>>>>>
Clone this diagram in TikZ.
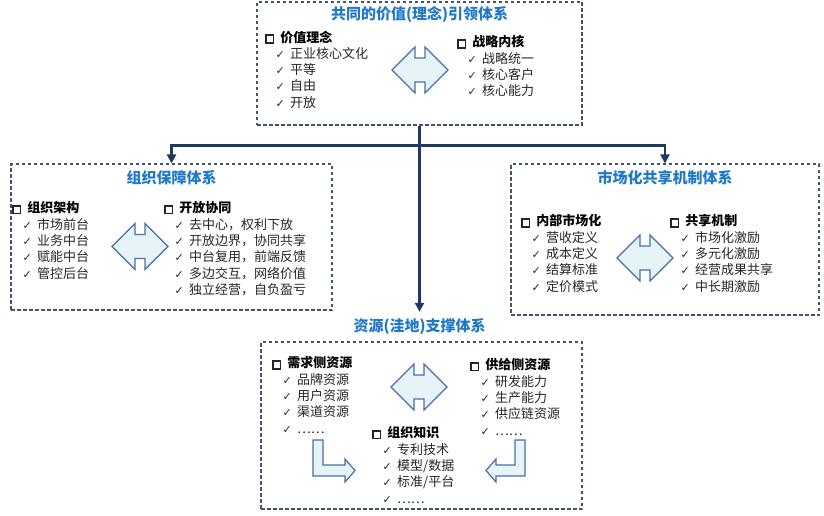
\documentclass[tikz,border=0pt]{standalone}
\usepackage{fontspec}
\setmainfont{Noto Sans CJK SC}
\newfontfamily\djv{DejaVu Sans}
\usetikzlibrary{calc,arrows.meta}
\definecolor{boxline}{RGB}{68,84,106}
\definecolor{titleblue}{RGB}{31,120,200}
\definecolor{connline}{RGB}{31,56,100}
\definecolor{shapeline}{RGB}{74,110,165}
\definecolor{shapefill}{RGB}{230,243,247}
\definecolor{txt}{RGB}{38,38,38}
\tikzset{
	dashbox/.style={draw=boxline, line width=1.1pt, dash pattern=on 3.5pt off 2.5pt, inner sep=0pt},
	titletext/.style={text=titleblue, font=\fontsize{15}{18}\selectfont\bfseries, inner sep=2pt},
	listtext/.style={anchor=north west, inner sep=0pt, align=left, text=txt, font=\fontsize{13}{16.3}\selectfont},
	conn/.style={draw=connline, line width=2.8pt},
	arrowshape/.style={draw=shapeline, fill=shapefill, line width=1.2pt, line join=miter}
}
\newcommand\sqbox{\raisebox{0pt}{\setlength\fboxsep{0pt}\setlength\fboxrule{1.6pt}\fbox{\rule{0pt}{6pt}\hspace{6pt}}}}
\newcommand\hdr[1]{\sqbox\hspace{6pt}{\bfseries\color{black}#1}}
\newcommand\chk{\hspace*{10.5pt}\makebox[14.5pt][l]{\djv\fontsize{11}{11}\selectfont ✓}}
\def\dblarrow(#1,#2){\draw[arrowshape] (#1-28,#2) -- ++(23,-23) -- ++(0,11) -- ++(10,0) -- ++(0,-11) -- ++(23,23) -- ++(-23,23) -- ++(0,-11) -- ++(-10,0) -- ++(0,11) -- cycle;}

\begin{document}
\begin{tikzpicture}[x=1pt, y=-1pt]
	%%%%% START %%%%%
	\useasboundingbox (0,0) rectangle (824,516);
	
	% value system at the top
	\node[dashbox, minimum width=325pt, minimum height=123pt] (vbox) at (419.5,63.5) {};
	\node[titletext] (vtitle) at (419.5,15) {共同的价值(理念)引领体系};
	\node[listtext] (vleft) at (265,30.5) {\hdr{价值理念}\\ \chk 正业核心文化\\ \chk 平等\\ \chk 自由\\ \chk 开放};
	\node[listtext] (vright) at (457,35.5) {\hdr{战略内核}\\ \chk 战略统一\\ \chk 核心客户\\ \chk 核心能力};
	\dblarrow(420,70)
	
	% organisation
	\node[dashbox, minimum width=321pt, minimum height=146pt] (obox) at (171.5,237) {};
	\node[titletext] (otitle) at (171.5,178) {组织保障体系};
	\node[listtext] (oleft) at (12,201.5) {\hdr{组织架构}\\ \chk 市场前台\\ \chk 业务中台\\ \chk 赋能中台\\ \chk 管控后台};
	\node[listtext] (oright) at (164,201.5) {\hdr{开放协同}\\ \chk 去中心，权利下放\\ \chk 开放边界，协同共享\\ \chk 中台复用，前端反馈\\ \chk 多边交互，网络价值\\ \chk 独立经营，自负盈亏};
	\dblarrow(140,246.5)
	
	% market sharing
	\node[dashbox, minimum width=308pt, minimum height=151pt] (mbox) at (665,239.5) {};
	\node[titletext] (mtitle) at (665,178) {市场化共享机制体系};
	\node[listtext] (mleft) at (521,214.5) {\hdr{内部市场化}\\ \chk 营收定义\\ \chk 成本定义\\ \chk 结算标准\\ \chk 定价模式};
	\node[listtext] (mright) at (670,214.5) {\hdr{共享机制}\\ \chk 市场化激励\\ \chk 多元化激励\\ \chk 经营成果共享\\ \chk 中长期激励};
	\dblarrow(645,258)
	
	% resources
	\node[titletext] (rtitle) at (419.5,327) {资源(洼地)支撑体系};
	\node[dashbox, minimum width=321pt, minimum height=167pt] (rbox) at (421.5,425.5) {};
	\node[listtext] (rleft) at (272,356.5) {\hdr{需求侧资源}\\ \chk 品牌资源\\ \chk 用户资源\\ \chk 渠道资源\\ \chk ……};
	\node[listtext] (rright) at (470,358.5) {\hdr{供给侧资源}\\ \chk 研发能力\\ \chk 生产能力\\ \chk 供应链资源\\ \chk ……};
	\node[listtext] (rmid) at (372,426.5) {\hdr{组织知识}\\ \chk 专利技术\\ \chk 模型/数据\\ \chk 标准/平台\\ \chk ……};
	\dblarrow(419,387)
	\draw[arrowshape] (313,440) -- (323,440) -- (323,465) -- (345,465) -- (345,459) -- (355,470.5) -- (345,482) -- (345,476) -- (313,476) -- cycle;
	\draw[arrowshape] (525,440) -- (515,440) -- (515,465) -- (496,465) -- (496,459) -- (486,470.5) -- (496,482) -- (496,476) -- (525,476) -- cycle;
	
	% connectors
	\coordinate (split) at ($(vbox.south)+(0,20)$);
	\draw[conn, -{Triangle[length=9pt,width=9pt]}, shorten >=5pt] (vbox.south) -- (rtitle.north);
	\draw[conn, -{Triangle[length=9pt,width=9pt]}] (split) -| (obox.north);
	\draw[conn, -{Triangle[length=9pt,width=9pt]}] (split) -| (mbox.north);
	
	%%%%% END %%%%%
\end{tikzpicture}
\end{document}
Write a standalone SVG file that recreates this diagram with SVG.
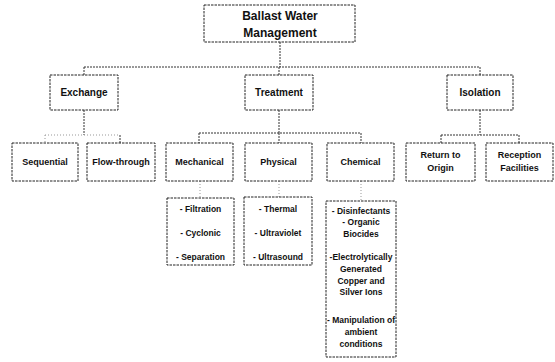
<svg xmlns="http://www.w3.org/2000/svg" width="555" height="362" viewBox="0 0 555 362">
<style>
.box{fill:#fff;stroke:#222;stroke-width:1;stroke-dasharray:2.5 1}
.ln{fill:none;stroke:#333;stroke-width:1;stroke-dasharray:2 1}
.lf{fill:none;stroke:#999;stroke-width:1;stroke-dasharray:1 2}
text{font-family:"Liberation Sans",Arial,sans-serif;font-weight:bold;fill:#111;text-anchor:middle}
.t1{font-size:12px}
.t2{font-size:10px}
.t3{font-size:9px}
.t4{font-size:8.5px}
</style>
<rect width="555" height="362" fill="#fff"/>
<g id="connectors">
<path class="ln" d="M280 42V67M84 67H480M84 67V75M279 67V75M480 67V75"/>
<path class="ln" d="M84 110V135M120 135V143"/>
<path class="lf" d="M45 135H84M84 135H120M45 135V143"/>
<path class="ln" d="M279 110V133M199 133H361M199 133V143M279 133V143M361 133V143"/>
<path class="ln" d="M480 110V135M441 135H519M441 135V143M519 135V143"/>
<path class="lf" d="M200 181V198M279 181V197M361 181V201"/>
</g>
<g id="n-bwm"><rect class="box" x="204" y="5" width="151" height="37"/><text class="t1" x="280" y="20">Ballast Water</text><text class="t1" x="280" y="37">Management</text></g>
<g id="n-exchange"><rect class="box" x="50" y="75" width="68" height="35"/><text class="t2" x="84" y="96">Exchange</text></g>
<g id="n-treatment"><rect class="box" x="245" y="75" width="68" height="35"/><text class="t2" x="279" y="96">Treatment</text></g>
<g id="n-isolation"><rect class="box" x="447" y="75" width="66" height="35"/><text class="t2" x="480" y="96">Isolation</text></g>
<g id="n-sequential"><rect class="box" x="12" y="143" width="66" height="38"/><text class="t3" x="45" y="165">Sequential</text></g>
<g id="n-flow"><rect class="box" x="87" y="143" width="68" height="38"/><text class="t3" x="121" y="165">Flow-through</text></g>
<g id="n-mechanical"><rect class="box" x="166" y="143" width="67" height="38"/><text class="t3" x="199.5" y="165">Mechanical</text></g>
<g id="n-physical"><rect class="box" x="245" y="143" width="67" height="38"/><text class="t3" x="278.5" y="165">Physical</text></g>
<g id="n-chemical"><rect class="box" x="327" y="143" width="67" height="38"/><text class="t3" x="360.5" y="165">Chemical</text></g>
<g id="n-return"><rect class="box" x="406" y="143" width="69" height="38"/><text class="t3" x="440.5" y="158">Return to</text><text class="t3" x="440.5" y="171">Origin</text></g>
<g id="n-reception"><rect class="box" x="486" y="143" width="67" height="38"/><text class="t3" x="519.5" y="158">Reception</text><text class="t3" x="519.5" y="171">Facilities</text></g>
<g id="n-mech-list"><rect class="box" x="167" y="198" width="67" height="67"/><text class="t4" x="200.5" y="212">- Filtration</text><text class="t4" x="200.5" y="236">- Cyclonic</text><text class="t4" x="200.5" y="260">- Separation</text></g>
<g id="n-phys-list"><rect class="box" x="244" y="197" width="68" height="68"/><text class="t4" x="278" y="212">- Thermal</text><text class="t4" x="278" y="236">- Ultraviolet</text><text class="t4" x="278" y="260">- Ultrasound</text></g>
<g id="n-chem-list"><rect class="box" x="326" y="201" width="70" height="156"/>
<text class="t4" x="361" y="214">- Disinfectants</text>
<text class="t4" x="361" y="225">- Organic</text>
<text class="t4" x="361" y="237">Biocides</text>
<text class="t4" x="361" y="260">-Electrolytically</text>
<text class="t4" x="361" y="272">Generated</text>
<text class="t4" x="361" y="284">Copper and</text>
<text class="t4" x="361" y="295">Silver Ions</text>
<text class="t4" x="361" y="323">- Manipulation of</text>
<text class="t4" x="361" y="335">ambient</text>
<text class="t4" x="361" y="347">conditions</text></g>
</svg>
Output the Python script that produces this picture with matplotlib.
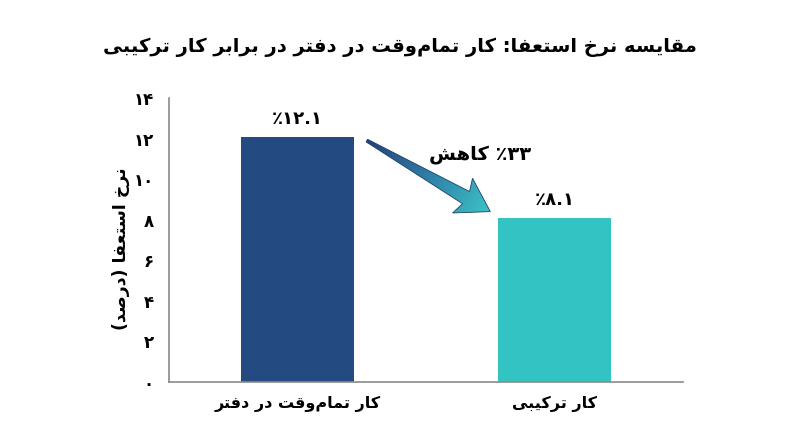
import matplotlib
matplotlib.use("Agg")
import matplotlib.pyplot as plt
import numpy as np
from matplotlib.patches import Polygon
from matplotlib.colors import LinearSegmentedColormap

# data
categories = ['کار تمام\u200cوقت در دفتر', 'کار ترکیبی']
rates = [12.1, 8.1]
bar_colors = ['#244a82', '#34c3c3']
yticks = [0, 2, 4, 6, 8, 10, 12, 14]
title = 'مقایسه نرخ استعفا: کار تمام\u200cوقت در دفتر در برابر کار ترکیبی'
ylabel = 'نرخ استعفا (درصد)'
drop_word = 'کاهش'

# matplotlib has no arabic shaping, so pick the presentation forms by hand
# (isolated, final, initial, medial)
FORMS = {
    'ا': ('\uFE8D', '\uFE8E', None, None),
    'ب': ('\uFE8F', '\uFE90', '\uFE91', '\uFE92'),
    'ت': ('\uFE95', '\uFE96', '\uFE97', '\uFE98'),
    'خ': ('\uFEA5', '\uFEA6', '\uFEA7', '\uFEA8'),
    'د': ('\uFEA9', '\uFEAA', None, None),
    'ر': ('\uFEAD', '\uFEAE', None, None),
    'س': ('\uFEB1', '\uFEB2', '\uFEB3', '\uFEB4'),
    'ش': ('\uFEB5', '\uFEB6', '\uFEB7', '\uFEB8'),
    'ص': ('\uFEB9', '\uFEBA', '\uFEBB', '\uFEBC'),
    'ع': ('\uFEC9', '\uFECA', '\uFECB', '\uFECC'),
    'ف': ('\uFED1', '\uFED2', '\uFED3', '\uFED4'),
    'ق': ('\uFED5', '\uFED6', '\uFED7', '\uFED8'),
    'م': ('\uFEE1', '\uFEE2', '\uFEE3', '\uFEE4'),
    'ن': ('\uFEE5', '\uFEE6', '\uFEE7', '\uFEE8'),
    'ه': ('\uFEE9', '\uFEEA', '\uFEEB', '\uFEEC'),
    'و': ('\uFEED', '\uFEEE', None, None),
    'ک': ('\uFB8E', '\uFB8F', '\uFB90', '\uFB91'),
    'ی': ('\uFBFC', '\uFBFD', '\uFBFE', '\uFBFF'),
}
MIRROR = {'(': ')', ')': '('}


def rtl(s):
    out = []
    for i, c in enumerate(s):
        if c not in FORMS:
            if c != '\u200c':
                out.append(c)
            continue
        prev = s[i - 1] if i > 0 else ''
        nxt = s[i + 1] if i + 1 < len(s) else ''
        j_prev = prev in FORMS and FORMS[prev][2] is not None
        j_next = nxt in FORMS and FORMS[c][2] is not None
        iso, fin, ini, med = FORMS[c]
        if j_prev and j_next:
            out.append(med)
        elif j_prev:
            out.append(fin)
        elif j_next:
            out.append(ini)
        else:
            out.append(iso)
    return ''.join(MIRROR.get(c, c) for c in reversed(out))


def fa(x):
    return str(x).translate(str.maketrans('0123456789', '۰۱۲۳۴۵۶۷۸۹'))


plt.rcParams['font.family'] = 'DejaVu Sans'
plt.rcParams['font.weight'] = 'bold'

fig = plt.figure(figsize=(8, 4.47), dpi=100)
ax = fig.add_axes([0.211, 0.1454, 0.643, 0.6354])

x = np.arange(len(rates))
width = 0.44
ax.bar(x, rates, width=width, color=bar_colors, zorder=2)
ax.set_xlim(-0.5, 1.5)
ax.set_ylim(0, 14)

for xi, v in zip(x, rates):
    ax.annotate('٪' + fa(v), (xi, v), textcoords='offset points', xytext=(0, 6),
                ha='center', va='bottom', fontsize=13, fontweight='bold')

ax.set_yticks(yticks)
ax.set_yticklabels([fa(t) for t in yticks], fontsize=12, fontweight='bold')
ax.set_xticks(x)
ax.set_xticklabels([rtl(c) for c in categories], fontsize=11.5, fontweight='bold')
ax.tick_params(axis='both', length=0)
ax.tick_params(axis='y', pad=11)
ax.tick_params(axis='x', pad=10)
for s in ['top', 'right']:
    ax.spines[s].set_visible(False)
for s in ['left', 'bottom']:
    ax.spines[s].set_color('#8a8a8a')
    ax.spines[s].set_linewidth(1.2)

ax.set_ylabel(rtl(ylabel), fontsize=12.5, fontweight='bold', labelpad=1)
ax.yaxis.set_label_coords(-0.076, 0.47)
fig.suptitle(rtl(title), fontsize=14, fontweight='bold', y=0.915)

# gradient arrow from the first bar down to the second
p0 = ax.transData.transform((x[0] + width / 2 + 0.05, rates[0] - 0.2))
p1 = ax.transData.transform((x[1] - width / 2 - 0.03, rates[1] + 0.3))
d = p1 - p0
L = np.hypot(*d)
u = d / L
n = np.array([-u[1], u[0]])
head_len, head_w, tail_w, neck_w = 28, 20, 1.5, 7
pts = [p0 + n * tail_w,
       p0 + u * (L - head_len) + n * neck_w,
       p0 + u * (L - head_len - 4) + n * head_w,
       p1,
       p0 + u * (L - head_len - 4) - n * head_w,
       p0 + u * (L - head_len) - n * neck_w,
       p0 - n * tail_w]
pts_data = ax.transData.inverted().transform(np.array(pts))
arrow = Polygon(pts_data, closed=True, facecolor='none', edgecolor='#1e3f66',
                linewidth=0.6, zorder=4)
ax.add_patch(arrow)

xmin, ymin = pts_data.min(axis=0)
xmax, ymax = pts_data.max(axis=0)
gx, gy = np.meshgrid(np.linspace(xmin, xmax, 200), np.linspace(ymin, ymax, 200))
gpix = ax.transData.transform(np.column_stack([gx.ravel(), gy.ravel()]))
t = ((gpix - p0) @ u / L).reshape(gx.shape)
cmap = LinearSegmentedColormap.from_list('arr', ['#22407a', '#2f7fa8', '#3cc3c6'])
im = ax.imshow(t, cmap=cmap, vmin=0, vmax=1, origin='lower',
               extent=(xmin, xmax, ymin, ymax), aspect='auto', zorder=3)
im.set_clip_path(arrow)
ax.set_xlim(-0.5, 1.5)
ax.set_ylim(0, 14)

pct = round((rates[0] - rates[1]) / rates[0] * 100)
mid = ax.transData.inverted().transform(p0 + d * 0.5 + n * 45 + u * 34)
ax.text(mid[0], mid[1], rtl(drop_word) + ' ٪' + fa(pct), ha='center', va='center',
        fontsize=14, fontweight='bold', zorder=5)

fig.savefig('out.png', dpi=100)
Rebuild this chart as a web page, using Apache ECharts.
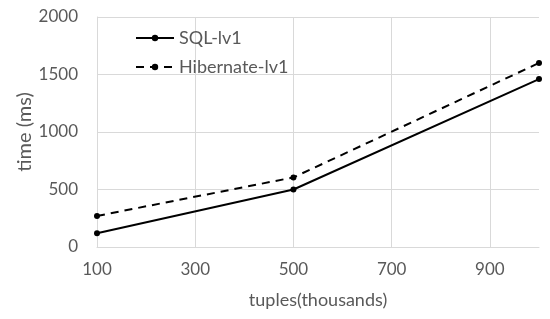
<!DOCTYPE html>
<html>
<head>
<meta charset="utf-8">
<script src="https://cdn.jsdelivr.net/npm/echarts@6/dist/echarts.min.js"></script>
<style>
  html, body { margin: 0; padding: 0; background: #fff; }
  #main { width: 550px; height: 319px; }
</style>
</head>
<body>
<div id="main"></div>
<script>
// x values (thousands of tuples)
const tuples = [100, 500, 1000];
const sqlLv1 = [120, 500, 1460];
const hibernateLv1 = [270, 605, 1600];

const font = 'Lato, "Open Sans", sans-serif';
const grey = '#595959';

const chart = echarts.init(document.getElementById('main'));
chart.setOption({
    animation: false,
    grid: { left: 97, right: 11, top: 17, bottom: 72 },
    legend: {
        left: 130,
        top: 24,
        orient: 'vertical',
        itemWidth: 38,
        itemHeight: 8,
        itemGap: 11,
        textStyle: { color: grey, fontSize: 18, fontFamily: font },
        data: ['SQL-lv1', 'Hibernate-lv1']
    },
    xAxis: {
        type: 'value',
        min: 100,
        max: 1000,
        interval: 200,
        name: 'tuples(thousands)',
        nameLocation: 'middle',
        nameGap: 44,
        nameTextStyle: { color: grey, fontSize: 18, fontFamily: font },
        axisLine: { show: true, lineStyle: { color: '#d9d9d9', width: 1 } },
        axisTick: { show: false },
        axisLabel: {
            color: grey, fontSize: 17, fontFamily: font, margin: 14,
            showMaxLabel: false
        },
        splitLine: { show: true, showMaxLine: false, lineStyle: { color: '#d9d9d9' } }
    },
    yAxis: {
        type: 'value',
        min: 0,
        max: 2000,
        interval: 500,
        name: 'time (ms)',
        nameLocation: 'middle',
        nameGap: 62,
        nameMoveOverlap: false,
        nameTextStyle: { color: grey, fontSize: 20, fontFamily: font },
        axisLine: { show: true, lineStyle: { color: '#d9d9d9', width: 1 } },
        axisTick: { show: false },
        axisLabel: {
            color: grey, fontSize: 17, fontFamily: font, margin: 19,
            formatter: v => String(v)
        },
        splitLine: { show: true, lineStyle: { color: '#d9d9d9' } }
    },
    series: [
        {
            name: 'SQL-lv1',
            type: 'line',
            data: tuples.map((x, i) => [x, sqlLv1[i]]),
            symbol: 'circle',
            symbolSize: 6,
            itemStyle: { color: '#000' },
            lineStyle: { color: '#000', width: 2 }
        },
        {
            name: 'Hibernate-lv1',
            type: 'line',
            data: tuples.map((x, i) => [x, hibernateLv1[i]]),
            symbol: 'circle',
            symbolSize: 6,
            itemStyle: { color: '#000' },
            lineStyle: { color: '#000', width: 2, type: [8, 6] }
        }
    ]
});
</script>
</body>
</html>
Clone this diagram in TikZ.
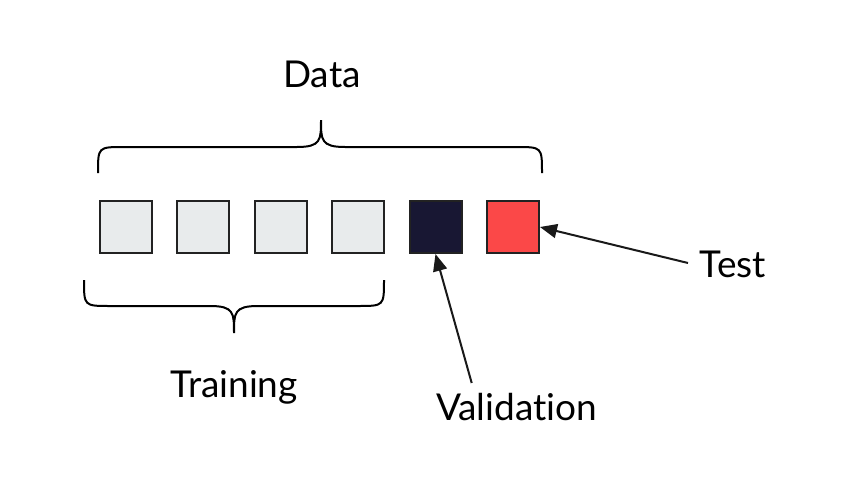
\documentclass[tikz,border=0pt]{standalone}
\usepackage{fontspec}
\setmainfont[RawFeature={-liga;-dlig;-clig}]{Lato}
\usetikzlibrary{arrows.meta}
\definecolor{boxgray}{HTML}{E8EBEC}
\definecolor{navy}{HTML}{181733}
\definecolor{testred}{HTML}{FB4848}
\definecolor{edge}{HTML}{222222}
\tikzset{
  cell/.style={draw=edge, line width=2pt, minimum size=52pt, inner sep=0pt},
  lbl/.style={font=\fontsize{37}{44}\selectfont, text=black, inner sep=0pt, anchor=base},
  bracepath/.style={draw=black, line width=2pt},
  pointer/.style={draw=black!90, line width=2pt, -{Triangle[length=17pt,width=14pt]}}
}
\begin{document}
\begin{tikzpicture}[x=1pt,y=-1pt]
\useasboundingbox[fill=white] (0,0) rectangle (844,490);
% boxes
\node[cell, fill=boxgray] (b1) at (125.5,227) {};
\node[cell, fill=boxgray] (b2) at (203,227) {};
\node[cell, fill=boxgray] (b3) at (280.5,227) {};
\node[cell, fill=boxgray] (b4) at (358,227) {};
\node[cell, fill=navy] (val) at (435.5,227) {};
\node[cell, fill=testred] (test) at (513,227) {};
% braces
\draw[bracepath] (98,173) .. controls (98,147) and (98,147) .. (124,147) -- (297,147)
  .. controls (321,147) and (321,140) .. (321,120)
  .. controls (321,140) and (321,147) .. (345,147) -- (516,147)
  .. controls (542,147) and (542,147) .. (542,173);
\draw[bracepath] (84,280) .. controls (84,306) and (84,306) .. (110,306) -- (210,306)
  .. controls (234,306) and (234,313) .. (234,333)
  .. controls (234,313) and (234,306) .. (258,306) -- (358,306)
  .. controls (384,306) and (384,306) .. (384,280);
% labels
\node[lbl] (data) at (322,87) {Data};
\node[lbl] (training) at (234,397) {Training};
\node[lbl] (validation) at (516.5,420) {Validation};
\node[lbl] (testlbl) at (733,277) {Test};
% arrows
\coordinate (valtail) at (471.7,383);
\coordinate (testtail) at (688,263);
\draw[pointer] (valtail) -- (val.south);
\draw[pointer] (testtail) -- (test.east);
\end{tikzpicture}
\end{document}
<<<<<
#### [Task directions]
Your job is to reproduce the lines from the one with "Rebuild this chart" through the one with "const grey = '#595959';", both kept, exactly as they are. Leave out the pictures.

#### [Result of the task]
Rebuild this chart as a web page, using Apache ECharts.
<!DOCTYPE html>
<html>
<head>
<meta charset="utf-8">
<script src="https://cdn.jsdelivr.net/npm/echarts@6/dist/echarts.min.js"></script>
<style>
  html, body { margin: 0; padding: 0; background: #fff; }
  #main { width: 550px; height: 319px; }
</style>
</head>
<body>
<div id="main"></div>
<script>
// x values (thousands of tuples)
const tuples = [100, 500, 1000];
const sqlLv1 = [120, 500, 1460];
const hibernateLv1 = [270, 605, 1600];

const font = 'Lato, "Open Sans", sans-serif';
const grey = '#595959';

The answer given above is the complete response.